TASK BRIEF:
Locate each line holding the string "React" and copy it.

DATA SHOWN:
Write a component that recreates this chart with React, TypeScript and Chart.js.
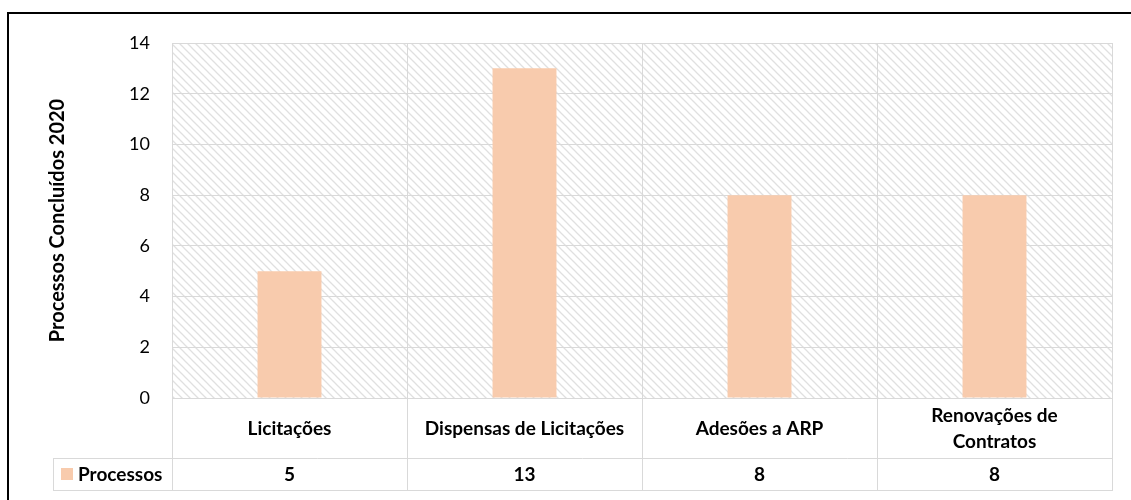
import React, { useEffect, useRef } from "react";
import { Chart, registerables } from "chart.js";

Chart.register(...registerables);

const categories: (string | string[])[] = [
  "Licitações",
  "Dispensas de Licitações",
  "Adesões a ARP",
  ["Renovações de", "Contratos"],
];
const seriesName = "Processos";
const values = [5, 13, 8, 8];
const yTicks = [0, 2, 4, 6, 8, 10, 12, 14];
const yTitle = "Processos Concluídos 2020";

const BAR_COLOR = "#F8CBAD";
const GRID = "#d9d9d9";
const FONT = "Lato, 'Open Sans', sans-serif";

function makePattern(ctx: CanvasRenderingContext2D) {
  const c = document.createElement("canvas");
  c.width = 8;
  c.height = 8;
  const p = c.getContext("2d")!;
  p.fillStyle = "#ffffff";
  p.fillRect(0, 0, 8, 8);
  p.strokeStyle = "#e0e0e0";
  p.lineWidth = 1.3;
  p.beginPath();
  p.moveTo(-2, -2);
  p.lineTo(10, 10);
  p.moveTo(-2, 6);
  p.lineTo(2, 10);
  p.moveTo(6, -2);
  p.lineTo(10, 2);
  p.stroke();
  return ctx.createPattern(c, "repeat")!;
}

export default function App() {
  const ref = useRef<HTMLCanvasElement>(null);
  useEffect(() => {
    const canvas = ref.current!;
    const ctx = canvas.getContext("2d")!;
    const pattern = makePattern(ctx);

    const framePlugin = {
      id: "frame",
      beforeDraw(chart: any) {
        const { ctx, chartArea: a } = chart;
        ctx.save();
        ctx.fillStyle = "#ffffff";
        ctx.fillRect(0, 0, chart.width, chart.height);
        ctx.fillStyle = pattern;
        ctx.fillRect(a.left, a.top, a.right - a.left, a.bottom - a.top);
        ctx.restore();
      },
      afterDraw(chart: any) {
        const { ctx, chartArea: a } = chart;
        const x = chart.scales.x;
        const top = a.bottom;
        const mid = a.bottom + 60;
        const bot = a.bottom + 92;
        const legLeft = 53;
        ctx.save();
        ctx.strokeStyle = GRID;
        ctx.lineWidth = 1;
        ctx.beginPath();
        const half = (x.getPixelForValue(1) - x.getPixelForValue(0)) / 2;
        for (let i = 0; i <= categories.length; i++) {
          const px = Math.round(x.getPixelForValue(i) - half) + 0.5;
          ctx.moveTo(px, top);
          ctx.lineTo(px, bot);
        }
        ctx.moveTo(legLeft + 0.5, mid);
        ctx.lineTo(legLeft + 0.5, bot);
        ctx.moveTo(legLeft, Math.round(mid) + 0.5);
        ctx.lineTo(a.right, Math.round(mid) + 0.5);
        ctx.moveTo(legLeft, Math.round(bot) + 0.5);
        ctx.lineTo(a.right + 1, Math.round(bot) + 0.5);
        ctx.stroke();

        ctx.fillStyle = "#000000";
        ctx.textAlign = "center";
        ctx.textBaseline = "middle";
        ctx.font = `bold 19px ${FONT}`;
        categories.forEach((c, i) => {
          const cx = x.getPixelForValue(i);
          const lines = Array.isArray(c) ? c : [c];
          const lh = 26;
          const cy = (top + mid) / 2 + 1 - ((lines.length - 1) * lh) / 2;
          lines.forEach((l, j) => ctx.fillText(l, cx, cy + j * lh));
        });
        values.forEach((v, i) => {
          ctx.fillText(String(v), x.getPixelForValue(i), (mid + bot) / 2 + 1);
        });
        // legend key
        ctx.fillStyle = BAR_COLOR;
        ctx.fillRect(61, (mid + bot) / 2 - 6, 12, 12);
        ctx.fillStyle = "#000000";
        ctx.textAlign = "left";
        ctx.font = `bold 19px ${FONT}`;
        ctx.fillText(seriesName, 78, (mid + bot) / 2 + 1);

        // outer black frame
        ctx.strokeStyle = "#000000";
        ctx.lineWidth = 2;
        ctx.beginPath();
        ctx.moveTo(8, chart.height + 5);
        ctx.lineTo(8, 13);
        ctx.lineTo(chart.width + 5, 13);
        ctx.stroke();
        ctx.restore();
      },
    };

    const chart = new Chart(canvas, {
      type: "bar",
      data: {
        labels: categories as any,
        datasets: [
          {
            label: seriesName,
            data: values,
            backgroundColor: BAR_COLOR,
            borderWidth: 0,
            categoryPercentage: 1,
            barPercentage: 0.272,
          },
        ],
      },
      options: {
        animation: false,
        responsive: false,
        maintainAspectRatio: false,
        layout: { padding: { top: 43, left: 46, right: 19, bottom: 102 } },
        plugins: {
          legend: { display: false },
          tooltip: { enabled: false },
        },
        scales: {
          x: {
            ticks: { display: false },
            grid: { color: GRID, lineWidth: 1, drawTicks: false, offset: true },
            border: { display: true, color: GRID },
          },
          y: {
            min: 0,
            max: 14,
            afterBuildTicks: (s: any) => {
              s.ticks = yTicks.map((v) => ({ value: v }));
            },
            afterFit: (s: any) => {
              s.width = 172 - 46;
            },
            ticks: {
              color: "#000000",
              font: { family: FONT, size: 18 },
              padding: 22,
            },
            grid: { color: GRID, lineWidth: 1, drawTicks: false },
            border: { display: true, color: GRID },
            title: {
              display: true,
              text: yTitle,
              color: "#000000",
              font: { family: FONT, size: 20, weight: "bold" },
              padding: { top: 0, bottom: 0 },
            },
          },
        },
      },
      plugins: [framePlugin],
    });
    return () => chart.destroy();
  }, []);
  return (
    <div style={{ position: "fixed", left: 0, top: 0, width: 1131, height: 500, background: "#fff" }}>
      <canvas ref={ref} width={1131} height={500} style={{ display: "block" }} />
    </div>
  );
}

THE OUTPUT:
Write a component that recreates this chart with React, TypeScript and Chart.js.
import React, { useEffect, useRef } from "react";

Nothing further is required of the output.